**What this task involves:**
Sift the listing for lines that hold the string "chart" and pull them out.

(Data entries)
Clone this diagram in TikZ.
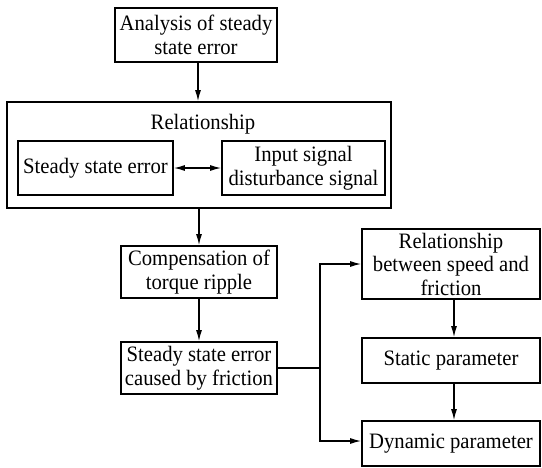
\documentclass[tikz,border=0pt]{standalone}
\usepackage{fontspec}
\setmainfont{Liberation Serif}
\newfontfamily\tnr[FakeStretch=0.94]{Liberation Serif}
\usetikzlibrary{arrows.meta}
\begin{document}
\begin{tikzpicture}[x=1pt,y=-1pt,
  txt/.style={font=\tnr\fontsize{22}{23.5}\selectfont},
  box/.style={txt,draw,line width=1.8pt,inner sep=0pt,align=center},
  conn/.style={line width=1.2pt,-{Latex[length=11pt,width=6pt]}},
  plain/.style={line width=1.2pt}]
\useasboundingbox (0,0) rectangle (542,467);
\node[box,minimum width=162,minimum height=54] (top) at (196,35) {Analysis of steady\\state error};
\node[box,minimum width=384,minimum height=106] (big) at (199,155) {};
\node[txt,inner sep=0pt] (rlab) at (203,124) {Relationship};
\node[box,minimum width=155,minimum height=54] (sl) at (95.5,168) {Steady state error};
\node[box,minimum width=163,minimum height=54] (sr) at (303.5,168) {Input signal\\disturbance signal};
\node[box,minimum width=156,minimum height=52] (comp) at (199,272) {Compensation of\\torque ripple};
\node[box,minimum width=156,minimum height=52] (sse) at (199,368) {Steady state error\\caused by friction};
\node[box,minimum width=178,minimum height=70] (rel) at (451,264) {Relationship\\between speed and\\friction};
\node[box,minimum width=178,minimum height=45] (stat) at (451,360.5) {Static parameter};
\node[box,minimum width=178,minimum height=45] (dyn) at (451,443.5) {Dynamic parameter};
\coordinate (j) at (320,368);
\draw[conn] (top.south -| 198,0) -- (big.north -| 198,0);
\draw[line width=1.2pt,{Latex[length=11pt,width=6pt]}-{Latex[length=11pt,width=6pt]}] (sl.east) -- (sr.west);
\draw[conn] (big.south -| 199,0) -- (comp.north);
\draw[conn] (comp.south) -- (sse.north);
\draw[plain] (sse.east) -- (j);
\draw[conn] (j) |- (rel.west);
\draw[conn] (j) |- ([yshift=2.5pt]dyn.west);
\draw[conn] (rel.south -| 454,0) -- (stat.north -| 454,0);
\draw[conn] (stat.south -| 454,0) -- (dyn.north -| 454,0);
\end{tikzpicture}
\end{document}
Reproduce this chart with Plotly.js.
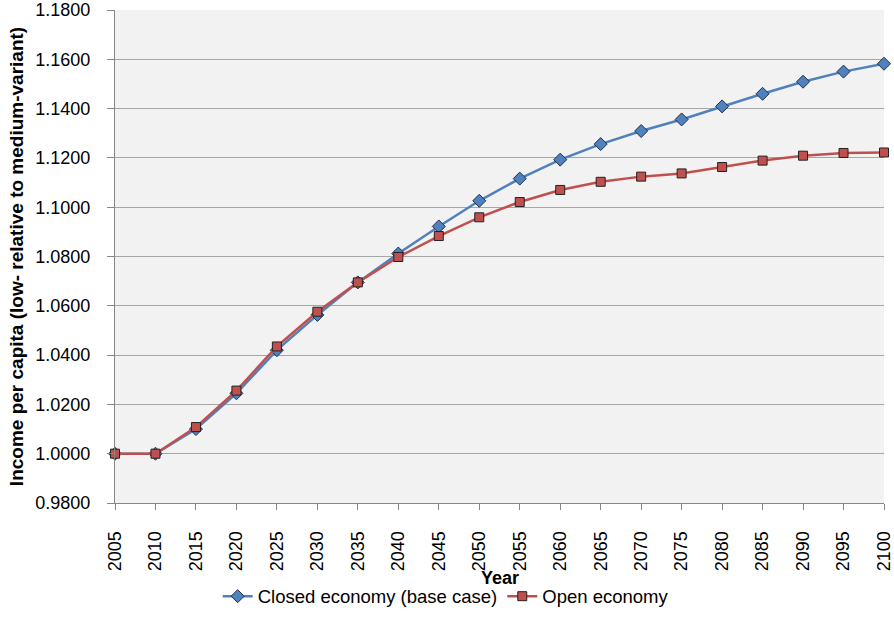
<!DOCTYPE html>
<html>
<head>
<meta charset="utf-8">
<script src="https://cdn.plot.ly/plotly-3.0.1.min.js"></script>
<style>html,body{margin:0;padding:0;background:#fff;}#chart{width:894px;height:638px;}</style>
</head>
<body>
<div id="chart"></div>
<script>
const years = [2005,2010,2015,2020,2025,2030,2035,2040,2045,2050,2055,2060,2065,2070,2075,2080,2085,2090,2095,2100];
const closedEconomy = [1.0000,1.0000,1.0100,1.0245,1.0420,1.0563,1.0695,1.0812,1.0922,1.1026,1.1116,1.1193,1.1256,1.1309,1.1356,1.1409,1.1460,1.1509,1.1550,1.1582];
const openEconomy = [1.0000,1.0000,1.0108,1.0256,1.0435,1.0576,1.0695,1.0798,1.0883,1.0959,1.1021,1.1070,1.1103,1.1124,1.1137,1.1163,1.1189,1.1209,1.1220,1.1222];
const yTicks = [0.98,1.00,1.02,1.04,1.06,1.08,1.10,1.12,1.14,1.16,1.18];

const font = "Liberation Sans, Arial, sans-serif";
const traces = [
  {x: years, y: closedEconomy, name: 'Closed economy (base case)', type: 'scatter', mode: 'lines+markers', cliponaxis: false,
   line: {color: '#4f81bd', width: 2.5}, marker: {symbol: 'diamond', size: 10, color: '#4f81bd', line: {color: '#1f2f4f', width: 1}}},
  {x: years, y: openEconomy, name: 'Open economy', type: 'scatter', mode: 'lines+markers', cliponaxis: false,
   line: {color: '#c0504d', width: 2.5}, marker: {symbol: 'square', size: 9, color: '#c0504d', line: {color: '#222', width: 1}}}
];
const layout = {
  width: 894, height: 638,
  margin: {l: 115, r: 10, t: 10, b: 135},
  paper_bgcolor: '#ffffff', plot_bgcolor: '#f2f2f2',
  showlegend: true,
  legend: {orientation: 'h', x: 0.43, xanchor: 'center', y: -0.19, yanchor: 'middle', font: {family: font, size: 18.5, color: '#000'}, traceorder: 'normal', itemwidth: 30},
  xaxis: {range: [2005, 2100], tickvals: years, ticktext: years.map(String), tickangle: -90,
    showgrid: false, zeroline: false, showline: true, linecolor: '#868686', linewidth: 1,
    ticks: 'outside', ticklen: 6, tickcolor: '#868686', ticklabelstandoff: 14, tickfont: {family: font, size: 18, color: '#000'}},
  yaxis: {range: [0.98, 1.18], tickvals: yTicks, tickformat: '.4f',
    showgrid: true, gridcolor: '#a6a6a6', gridwidth: 1, zeroline: false, showline: true, linecolor: '#868686', linewidth: 1,
    ticks: 'outside', ticklen: 7, tickcolor: '#868686', ticklabelstandoff: 13, tickfont: {family: font, size: 18, color: '#000'},
    title: {text: '<b>Income per capita (low- relative to medium-variant)</b>', font: {family: font, size: 19, color: '#000'}, standoff: 6}},
  annotations: [{text: '<b>Year</b>', xref: 'paper', yref: 'paper', x: 0.5, y: -0.152, xanchor: 'center', yanchor: 'middle',
    showarrow: false, font: {family: font, size: 18, color: '#000'}}]
};
Plotly.newPlot('chart', traces, layout, {displayModeBar: false});
</script>
</body>
</html>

**Right answer:**
Reproduce this chart with Plotly.js.
<style>html,body{margin:0;padding:0;background:#fff;}#chart{width:894px;height:638px;}</style>
<div id="chart"></div>
Plotly.newPlot('chart', traces, layout, {displayModeBar: false});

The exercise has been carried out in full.